> [What this task involves] The lines from the top of the material through the line with "const height = H" are to be set down exactly. Leave the pictures out.

— Start Stored data —

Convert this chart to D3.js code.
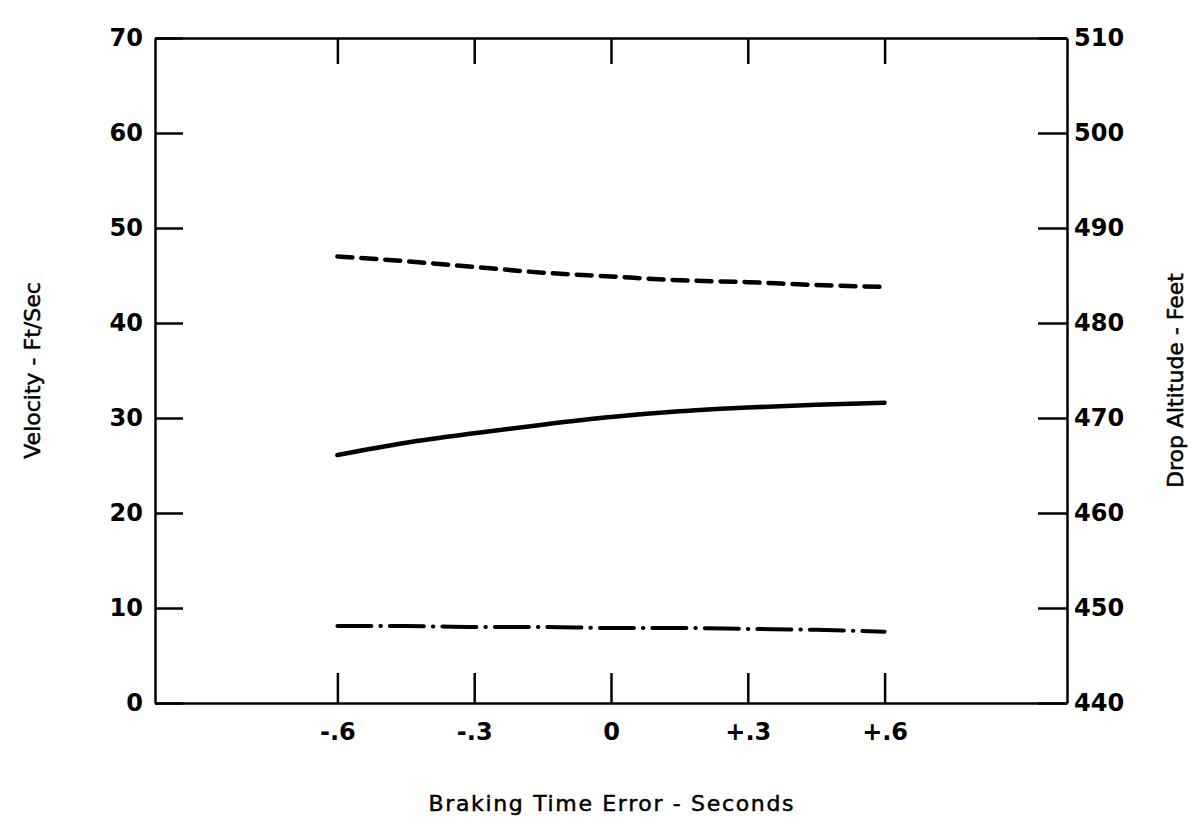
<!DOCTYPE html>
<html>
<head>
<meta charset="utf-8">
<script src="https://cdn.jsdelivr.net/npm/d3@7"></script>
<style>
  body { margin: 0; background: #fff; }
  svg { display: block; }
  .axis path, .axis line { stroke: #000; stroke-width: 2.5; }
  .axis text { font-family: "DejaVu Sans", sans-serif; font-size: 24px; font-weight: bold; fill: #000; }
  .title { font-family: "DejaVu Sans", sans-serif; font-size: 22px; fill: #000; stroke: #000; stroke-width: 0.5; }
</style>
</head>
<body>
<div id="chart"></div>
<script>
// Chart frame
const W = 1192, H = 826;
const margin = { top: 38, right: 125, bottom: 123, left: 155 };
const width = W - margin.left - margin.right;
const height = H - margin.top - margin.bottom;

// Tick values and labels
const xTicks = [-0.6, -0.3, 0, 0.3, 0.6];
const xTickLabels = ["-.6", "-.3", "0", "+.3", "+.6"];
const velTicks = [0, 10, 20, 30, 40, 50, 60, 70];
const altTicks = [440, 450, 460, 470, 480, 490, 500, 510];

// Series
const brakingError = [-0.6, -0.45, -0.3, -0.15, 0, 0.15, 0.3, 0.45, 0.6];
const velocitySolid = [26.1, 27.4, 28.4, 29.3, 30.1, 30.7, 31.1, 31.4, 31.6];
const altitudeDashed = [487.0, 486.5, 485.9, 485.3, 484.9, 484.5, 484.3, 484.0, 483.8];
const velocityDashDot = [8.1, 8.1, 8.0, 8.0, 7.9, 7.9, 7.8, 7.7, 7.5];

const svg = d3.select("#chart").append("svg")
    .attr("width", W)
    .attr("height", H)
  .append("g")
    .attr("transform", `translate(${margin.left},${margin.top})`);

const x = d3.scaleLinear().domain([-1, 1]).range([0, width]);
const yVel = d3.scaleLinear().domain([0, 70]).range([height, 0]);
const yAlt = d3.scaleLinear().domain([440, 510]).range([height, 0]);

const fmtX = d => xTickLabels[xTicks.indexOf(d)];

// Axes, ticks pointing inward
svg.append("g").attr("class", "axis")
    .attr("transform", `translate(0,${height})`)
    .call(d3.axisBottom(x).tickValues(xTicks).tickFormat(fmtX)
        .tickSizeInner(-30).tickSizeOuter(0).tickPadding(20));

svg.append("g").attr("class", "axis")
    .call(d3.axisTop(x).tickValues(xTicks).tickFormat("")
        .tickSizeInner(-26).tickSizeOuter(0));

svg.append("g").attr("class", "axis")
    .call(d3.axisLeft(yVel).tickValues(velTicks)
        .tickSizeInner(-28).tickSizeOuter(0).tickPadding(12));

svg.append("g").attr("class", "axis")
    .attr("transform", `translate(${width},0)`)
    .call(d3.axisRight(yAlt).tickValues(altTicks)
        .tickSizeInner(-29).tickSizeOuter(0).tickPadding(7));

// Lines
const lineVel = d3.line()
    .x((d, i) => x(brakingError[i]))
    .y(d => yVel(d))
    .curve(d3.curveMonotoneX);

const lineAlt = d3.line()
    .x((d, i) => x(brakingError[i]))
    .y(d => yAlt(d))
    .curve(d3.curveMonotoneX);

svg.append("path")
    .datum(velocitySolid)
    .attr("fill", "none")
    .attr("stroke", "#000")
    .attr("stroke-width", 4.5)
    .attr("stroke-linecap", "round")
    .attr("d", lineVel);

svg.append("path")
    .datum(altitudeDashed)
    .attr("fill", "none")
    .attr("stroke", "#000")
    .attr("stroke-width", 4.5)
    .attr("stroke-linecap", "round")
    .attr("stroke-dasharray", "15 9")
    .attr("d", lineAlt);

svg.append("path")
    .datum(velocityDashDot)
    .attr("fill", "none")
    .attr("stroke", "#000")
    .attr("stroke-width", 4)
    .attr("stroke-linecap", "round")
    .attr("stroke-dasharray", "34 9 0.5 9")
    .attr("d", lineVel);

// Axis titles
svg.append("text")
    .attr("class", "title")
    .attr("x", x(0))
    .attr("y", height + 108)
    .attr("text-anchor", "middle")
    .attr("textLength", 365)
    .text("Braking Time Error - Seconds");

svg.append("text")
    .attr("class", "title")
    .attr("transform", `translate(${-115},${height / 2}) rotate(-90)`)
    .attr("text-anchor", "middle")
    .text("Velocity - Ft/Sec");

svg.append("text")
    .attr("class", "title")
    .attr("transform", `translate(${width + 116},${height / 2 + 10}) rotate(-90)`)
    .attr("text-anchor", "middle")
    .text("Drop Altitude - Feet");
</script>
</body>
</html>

— End Stored data —

> [Task solution]
Convert this chart to D3.js code.
<!DOCTYPE html>
<html>
<head>
<meta charset="utf-8">
<script src="https://cdn.jsdelivr.net/npm/d3@7"></script>
<style>
  body { margin: 0; background: #fff; }
  svg { display: block; }
  .axis path, .axis line { stroke: #000; stroke-width: 2.5; }
  .axis text { font-family: "DejaVu Sans", sans-serif; font-size: 24px; font-weight: bold; fill: #000; }
  .title { font-family: "DejaVu Sans", sans-serif; font-size: 22px; fill: #000; stroke: #000; stroke-width: 0.5; }
</style>
</head>
<body>
<div id="chart"></div>
<script>
// Chart frame
const W = 1192, H = 826;
const margin = { top: 38, right: 125, bottom: 123, left: 155 };
const width = W - margin.left - margin.right;
const height = H - margin.top - margin.bottom;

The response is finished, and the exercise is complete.